How do you diagnose chlamydia?
Chlamydia is most often diagnosed with nucleic acid amplification tests (NAATs). To perform a NAAT, you first need to collect a sample. The specimen of choice for men is urine. It is also possible to collect a urine sample from women, but a vaginal swab is usually preferred. If your doctor suspects the infection has spread to your anus or throat, they may also swab those areas.
Once your physician has collected the sample, they send it to the laboratory for analysis. The results are usually available in a few days. If you test positive, your doctor will schedule a follow-up appointment to discuss and prescribe treatment.
You can also purchase an at-home STI testing kit. Those kits test for chlamydia and other STDs. You will have to pay out-of-pocket for the kit, but the advantage is that you can collect the sample in the privacy of your own home. If you receive a positive result, you must schedule an appointment with a healthcare provider to receive appropriate treatment.
Who should get tested for chlamydia?
Regular testing is essential to slow down the spread of chlamydia, provide early treatment and prevent long-term complications.
You should get tested immediately if you experience symptoms like discharge, painful urination, and unusual sores or rash. Since chlamydia does not cause early symptoms for most people, you should also get tested if:
- You had unprotected sex with a new partner.
- Your partner has chlamydia.
- You have sex with multiple partners.
Finally, the CDC recommends that all sexually active women under 25 get a yearly screening test as they are the most at risk.
What is the treatment for chlamydia?
We can easily treat chlamydia with antibiotics. Depending on your doctor and the treatment they select for you, you may have to take it only once or for seven days. If you have to take more than one dose of antibiotic, remember to take all the doses, even if your symptoms disappear before you finish your treatment.
Schedule another test 3-4 months after your treatment to ensure you no longer have chlamydia.
Remember to tell all your sexual partners if you get diagnosed with chlamydia so they can also get tested and treated, if necessary.

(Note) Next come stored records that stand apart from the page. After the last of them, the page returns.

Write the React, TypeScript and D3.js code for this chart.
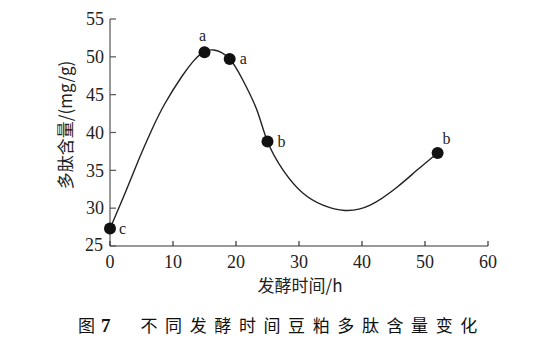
import React from "react";
import * as d3 from "d3";

// measured means
const hours = [0, 15, 19, 25, 52];
const peptide = [27.3, 50.6, 49.7, 38.8, 37.3];
const letters = ["c", "a", "a", "b", "b"];
// fitted trend curve
const fitHours = [0, 2.4, 4.5, 6.6, 8.7, 11.4, 13.2, 14.6, 16.5, 19, 21.1, 23.3, 25, 27.5, 30.6, 33.8, 37.3, 41.3, 45.6, 48.7, 52];
const fitValues = [27.3, 32.0, 36.3, 40.3, 43.8, 47.4, 49.4, 50.5, 50.9, 49.7, 46.9, 43.0, 38.8, 35.0, 32.0, 30.4, 29.7, 30.4, 32.8, 35.0, 37.3];
const xTicks = [0, 10, 20, 30, 40, 50, 60];
const yTicks = [25, 30, 35, 40, 45, 50, 55];

const W = 546;
const H = 357;
const serif = "'Liberation Serif', 'Times New Roman', serif";
const cjk = "'Noto Sans CJK SC', sans-serif";

export default function App() {
  const x = d3.scaleLinear().domain([0, 60]).range([110, 488]);
  const y = d3.scaleLinear().domain([25, 55]).range([246, 19]);
  const pts: [number, number][] = hours.map((h, i) => [h, peptide[i]]);
  const fit: [number, number][] = fitHours.map((h, i) => [h, fitValues[i]]);
  const line = d3
    .line<[number, number]>()
    .x((d) => x(d[0]))
    .y((d) => y(d[1]))
    .curve(d3.curveNatural);

  const labelPos = [
    { dx: 9, dy: 5, anchor: "start" },
    { dx: -2, dy: -11, anchor: "middle" },
    { dx: 10, dy: 5, anchor: "start" },
    { dx: 10, dy: 5, anchor: "start" },
    { dx: 5, dy: -9, anchor: "start" },
  ];

  return (
    <svg
      width={W}
      height={H}
      style={{ position: "absolute", left: 0, top: 0, background: "#fff" }}
    >
      <rect width={W} height={H} fill="#fff" />
      <line x1={110} x2={110} y1={y(55)} y2={246} stroke="#555" strokeWidth={1.2} />
      <line x1={110} x2={x(60)} y1={246} y2={246} stroke="#333" strokeWidth={1.2} />
      {yTicks.map((t) => (
        <g key={"y" + t}>
          <line x1={110} x2={116} y1={y(t)} y2={y(t)} stroke="#555" strokeWidth={1.2} />
          <text
            x={t === 25 ? 103 : 104}
            y={t === 25 ? y(t) - 1 : y(t)}
            dy="0.35em"
            textAnchor="end"
            fontFamily={serif}
            fontSize={18}
            fill="#222"
          >
            {t}
          </text>
        </g>
      ))}
      {xTicks.map((t) => (
        <g key={"x" + t}>
          <line x1={x(t)} x2={x(t)} y1={246} y2={241} stroke="#333" strokeWidth={1.2} />
          <text
            x={x(t)}
            y={268}
            textAnchor="middle"
            fontFamily={serif}
            fontSize={18}
            fill="#222"
          >
            {t}
          </text>
        </g>
      ))}
      <path d={line(fit) || ""} fill="none" stroke="#222" strokeWidth={1.4} />
      {pts.map((p, i) => (
        <g key={"p" + i}>
          <circle cx={x(p[0])} cy={y(p[1])} r={6} fill="#111" />
          <text
            x={x(p[0]) + labelPos[i].dx}
            y={y(p[1]) + labelPos[i].dy}
            textAnchor={labelPos[i].anchor as any}
            fontFamily={serif}
            fontSize={16}
            fill="#222"
          >
            {letters[i]}
          </text>
        </g>
      ))}
      <text
        x={300}
        y={292}
        textAnchor="middle"
        fontFamily={cjk}
        fontSize={17}
        fill="#222"
      >
        发酵时间/h
      </text>
      <text
        transform={`translate(72,125) rotate(-90)`}
        textAnchor="middle"
        fontFamily={cjk}
        fontSize={17}
        fill="#222"
      >
        多肽含量/(mg/g)
      </text>
      <text x={78} y={332} fontFamily={cjk} fontSize={17} fill="#111">
        图
        <tspan fontFamily={serif} fontWeight="bold" fontSize={19} dx={6}>7</tspan>
        <tspan dx={30} letterSpacing={7.6}>不同发酵时间豆粕多肽含量变化</tspan>
      </text>
    </svg>
  );
}
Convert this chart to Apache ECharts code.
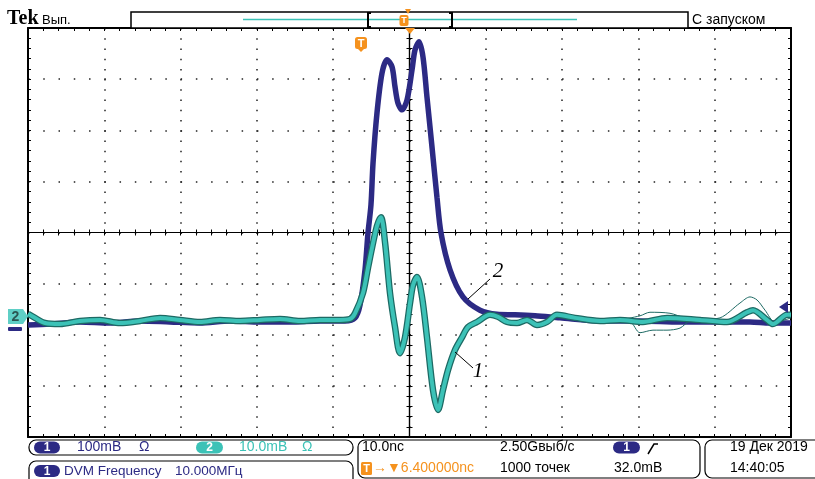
<!DOCTYPE html>
<html>
<head>
<meta charset="utf-8">
<title>Tek scope capture</title>
<script src="https://cdn.jsdelivr.net/npm/echarts@6/dist/echarts.min.js"></script>
<style>
    html, body { margin: 0; padding: 0; background: #fff; }
    #chart { width: 815px; height: 479px; }
</style>
</head>
<body>
<div id="chart"></div>
<script>
// time in ns (10 ns/div), amplitude in screen divisions
const ch1Time = [-50, -47.1, -43.2, -39.3, -35.3, -31.4, -27.5, -23.5, -19.6, -15.7, -11.7, -8.45, -7.14, -6.49, -5.83, -5.44, -5.05, -4.78, -4.26, -3.60, -2.95, -2.29, -1.90, -1.51, -0.98, -0.33, 0.33, 0.72, 1.25, 1.77, 2.29, 2.95, 3.60, 4.13, 5.31, 7.01, 9.24, 11.47, 13.83, 16.45, 19.72, 24.97, 30.21, 35.45, 40.69, 44.63, 47.25, 50];
const ch1Div = [-1.81, -1.79, -1.75, -1.77, -1.73, -1.75, -1.77, -1.73, -1.75, -1.75, -1.73, -1.73, -1.67, -1.42, -0.73, -0.01, 0.54, 1.36, 2.34, 3.12, 3.38, 3.24, 2.85, 2.53, 2.40, 2.59, 3.18, 3.57, 3.73, 3.43, 2.65, 1.67, 0.69, -0.01, -0.73, -1.26, -1.52, -1.60, -1.61, -1.63, -1.67, -1.73, -1.73, -1.75, -1.75, -1.75, -1.77, -1.77];

const ch2Time = [-50, -49.08, -47.77, -45.81, -43.19, -40.56, -37.94, -35.32, -32.70, -30.08, -27.46, -24.84, -22.21, -19.59, -16.97, -14.35, -11.73, -9.11, -7.80, -7.14, -6.09, -5.44, -4.91, -4.26, -3.74, -3.21, -2.56, -1.90, -1.25, -0.59, 0.07, 0.46, 0.98, 1.64, 2.29, 3.08, 3.74, 4.39, 5.05, 5.96, 6.88, 7.67, 8.85, 10.55, 11.60, 12.78, 14.09, 15.40, 16.71, 18.02, 19.33, 21.69, 24.97, 27.59, 30.60, 33.75, 38.07, 41.61, 44.23, 45.02, 46.85, 47.64, 49.48, 50];
const ch2Div = [-1.59, -1.67, -1.77, -1.79, -1.73, -1.71, -1.77, -1.73, -1.67, -1.71, -1.75, -1.71, -1.73, -1.71, -1.69, -1.73, -1.71, -1.71, -1.69, -1.58, -1.18, -0.69, -0.30, 0.13, 0.30, -0.19, -1.18, -1.85, -2.36, -2.05, -1.38, -1.03, -0.87, -1.26, -2.05, -3.08, -3.47, -3.08, -2.69, -2.30, -2.05, -1.85, -1.75, -1.61, -1.65, -1.75, -1.77, -1.71, -1.81, -1.75, -1.61, -1.67, -1.73, -1.71, -1.75, -1.67, -1.71, -1.75, -1.56, -1.52, -1.71, -1.79, -1.61, -1.61];

// stray sweeps of channel 2 (persistence)
const ghostTime = [24.97, 28.90, 30.21, 31.91, 33.75, 35.45, 36.76, 40.69, 43.31, 44.63, 45.55, 46.60, 47.90, 50];
const ghostDiv = [-1.71, -1.75, -1.96, -1.91, -1.91, -1.87, -1.73, -1.67, -1.38, -1.26, -1.32, -1.52, -1.75, -1.67];
const ghost2Time = [27.59, 30.21, 31.52, 34.14, 36.10, 38.07];
const ghost2Div = [-1.71, -1.63, -1.56, -1.58, -1.67, -1.71];

const C1 = '#2c2a84';
const C2 = '#3cc2b7';
const EDGE = '#1d6a64';
const OR = '#f5921e';
const FONT = '"Liberation Sans", Arial, sans-serif';

const pairs = (t, v) => t.map((x, i) => [x, v[i]]);

function xAx (pos, onZero, inside, split) {
    return {
        type: 'value', min: -50, max: 50, interval: 10, position: pos,
        axisLine: { show: true, onZero: onZero, onZeroAxisIndex: onZero ? 0 : null, lineStyle: { color: '#000', width: onZero ? 1.2 : 2 } },
        axisTick: { show: true, inside: inside, length: 3, lineStyle: { color: '#000', width: 1 } },
        minorTick: { show: true, splitNumber: 5, length: 3, lineStyle: { color: '#000', width: 1 } },
        axisLabel: { show: false },
        splitLine: { show: split, lineStyle: { color: '#222', width: 1.5, type: [1.5, 8.72] } }
    };
}
function yAx (pos, onZero, inside, split) {
    return {
        type: 'value', min: -4, max: 4, interval: 1, position: pos,
        axisLine: { show: true, onZero: onZero, onZeroAxisIndex: onZero ? 0 : null, lineStyle: { color: '#000', width: onZero ? 1.2 : 2 } },
        axisTick: { show: true, inside: inside, length: 3, lineStyle: { color: '#000', width: 1 } },
        minorTick: { show: true, splitNumber: 5, length: 3, lineStyle: { color: '#000', width: 1 } },
        axisLabel: { show: false },
        splitLine: { show: split, lineStyle: { color: '#222', width: 1.5, type: [1.5, 13.76] } }
    };
}

function txt (x, y, s, color, font, align) {
    return {
        type: 'text', x: x, y: y, z: 110,
        style: { text: s, fill: color, font: font, textAlign: align || 'left', textVerticalAlign: 'middle' }
    };
}
function pill (x, y, w, h, color, label) {
    return {
        type: 'group', x: x, y: y,
        children: [
            { type: 'rect', z: 100, shape: { x: 0, y: 0, width: w, height: h, r: h / 2 }, style: { fill: color } },
            { type: 'text', z: 110, x: w / 2, y: h / 2 + 0.5, style: { text: label, fill: '#fff', font: 'bold 12px ' + FONT, textAlign: 'center', textVerticalAlign: 'middle' } }
        ]
    };
}
function box (x, y, w, h) {
    return { type: 'rect', z: 100, shape: { x: x, y: y, width: w, height: h, r: 7 }, style: { fill: 'none', stroke: '#000', lineWidth: 1.2 } };
}

const f14 = '14px ' + FONT;
const graphics = [
    // header
    txt(7, 19, 'Tek', '#000', 'bold 20px "Liberation Serif", serif'),
    txt(42, 20, 'Вып.', '#000', '13px ' + FONT),
    { type: 'rect', z: 90, shape: { x: 131, y: 12, width: 557, height: 16 }, style: { fill: '#fff', stroke: '#000', lineWidth: 1.5 } },
    { type: 'line', z: 100, shape: { x1: 243, y1: 19.5, x2: 577, y2: 19.5 }, style: { stroke: C2, lineWidth: 1.5 } },
    { type: 'polyline', z: 100, shape: { points: [[371, 13], [368, 13], [368, 27], [371, 27]] }, style: { stroke: '#000', lineWidth: 2, fill: 'none' } },
    { type: 'polyline', z: 100, shape: { points: [[449, 13], [452, 13], [452, 27], [449, 27]] }, style: { stroke: '#000', lineWidth: 2, fill: 'none' } },
    txt(692, 20, 'С запуском', '#000', f14),
    { type: 'polygon', z: 101, shape: { points: [[405, 9], [411, 9], [408, 14]] }, style: { fill: OR } },
    { type: 'rect', z: 101, shape: { x: 399.5, y: 15, width: 9, height: 11, r: 2 }, style: { fill: OR } },
    txt(404, 20.5, 'T', '#fff', 'bold 9px ' + FONT, 'center'),
    { type: 'polygon', z: 101, shape: { points: [[405, 28], [415, 28], [410, 34]] }, style: { fill: OR } },
    // trigger position marker
    { type: 'rect', z: 101, shape: { x: 355, y: 37, width: 12, height: 12, r: 2.5 }, style: { fill: OR } },
    { type: 'polygon', z: 101, shape: { points: [[357, 48], [365, 48], [361, 52]] }, style: { fill: OR } },
    txt(361, 43.5, 'T', '#fff', 'bold 11px ' + FONT, 'center'),
    // channel ground markers
    { type: 'polygon', z: 101, shape: { points: [[8, 309], [23, 309], [28, 316.5], [23, 324], [8, 324]] }, style: { fill: '#5fcfc6' } },
    txt(15.5, 317, '2', '#2a5552', 'bold 14px ' + FONT, 'center'),
    { type: 'rect', z: 101, shape: { x: 8, y: 327, width: 14, height: 4, r: 1 }, style: { fill: C1 } },
    { type: 'polygon', z: 101, shape: { points: [[779, 307], [788, 301], [788, 313]] }, style: { fill: C1 } },
    // figure labels
    { type: 'line', z: 100, shape: { x1: 468, y1: 299, x2: 490, y2: 279 }, style: { stroke: '#000', lineWidth: 1 } },
    txt(498, 271, '2', '#000', 'italic 21px "Liberation Serif", serif', 'center'),
    { type: 'line', z: 100, shape: { x1: 455, y1: 352, x2: 473, y2: 368 }, style: { stroke: '#000', lineWidth: 1 } },
    txt(478, 371, '1', '#000', 'italic 21px "Liberation Serif", serif', 'center'),
    // status bar
    box(29, 440, 324, 15),
    pill(34, 441.5, 26, 12, C1, '1'),
    txt(77, 447.5, '100mВ', C1, f14),
    txt(139, 447.5, 'Ω', C1, f14),
    pill(196, 441.5, 27, 12, C2, '2'),
    txt(239, 447.5, '10.0mВ', C2, f14),
    txt(302, 447.5, 'Ω', C2, f14),
    box(29, 461, 324, 30),
    pill(34, 465, 26, 12, C1, '1'),
    txt(64, 471, 'DVM Frequency', C1, '13.5px ' + FONT),
    txt(175, 471, '10.000МГц', C1, '13.5px ' + FONT),
    box(358, 440, 342, 38),
    txt(362, 447.5, '10.0nс', '#000', f14),
    { type: 'rect', z: 101, shape: { x: 361, y: 462, width: 11, height: 13, r: 1.5 }, style: { fill: OR } },
    txt(366.5, 468.5, 'T', '#fff', 'bold 11px ' + FONT, 'center'),
    txt(373, 468.5, '→▼6.400000nс', OR, f14),
    txt(500, 447.5, '2.50Gвыб/с', '#000', f14),
    txt(500, 468.5, '1000 точек', '#000', f14),
    pill(613, 441.5, 27, 12, C1, '1'),
    { type: 'polyline', z: 100, shape: { points: [[648, 454], [654, 444], [658, 444]] }, style: { stroke: '#000', lineWidth: 1.5, fill: 'none' } },
    txt(614, 468.5, '32.0mВ', '#000', f14),
    box(705, 440, 130, 38),
    txt(730, 447.5, '19 Дек 2019', '#000', f14),
    txt(730, 468.5, '14:40:05', '#000', f14)
];

const chart = echarts.init(document.getElementById('chart'));
const option = {
    backgroundColor: '#fff',
    animation: false,
    grid: { left: 28, right: 24, top: 28, bottom: 42, containLabel: false },
    xAxis: [
        xAx('bottom', false, true, true),
        xAx('top', false, true, false),
        xAx('bottom', true, true, false),
        xAx('bottom', true, false, false)
    ],
    yAxis: [
        yAx('left', false, true, true),
        yAx('right', false, true, false),
        yAx('left', true, true, false),
        yAx('left', true, false, false)
    ],
    series: [
        {
            name: 'ch1', type: 'line', data: pairs(ch1Time, ch1Div),
            showSymbol: false, smooth: 0.3, z: 3,
            lineStyle: { color: C1, width: 5.5 }
        },
        {
            name: 'ghost', type: 'line', data: pairs(ghostTime, ghostDiv),
            showSymbol: false, smooth: 0.3, z: 4,
            lineStyle: { color: EDGE, width: 1 }
        },
        {
            name: 'ghost2', type: 'line', data: pairs(ghost2Time, ghost2Div),
            showSymbol: false, smooth: 0.3, z: 4,
            lineStyle: { color: EDGE, width: 1 }
        },
        {
            name: 'ch2 edge', type: 'line', data: pairs(ch2Time, ch2Div),
            showSymbol: false, smooth: 0.3, z: 5,
            lineStyle: { color: EDGE, width: 6.5 }
        },
        {
            name: 'ch2', type: 'line', data: pairs(ch2Time, ch2Div),
            showSymbol: false, smooth: 0.3, z: 6,
            lineStyle: { color: C2, width: 4 }
        }
    ],
    graphic: graphics
};
chart.setOption(option);
</script>
</body>
</html>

How can you prevent chlamydia?
Prevention is key to avoiding chlamydia. Also, please remember that treatment does not immunize you against the disease. In other words, if you get treated for chlamydia, you still need to be careful because you can have it again.
To prevent chlamydia:
- Use barrier protection. Using condoms or a dental dam during sexual relations significantly reduces your risk of chlamydia.
- Limit your number of partners. The more sexual partners you have, the higher your risk of infection.
- Get regular screening tests. It applies to you and your sexual partner(s).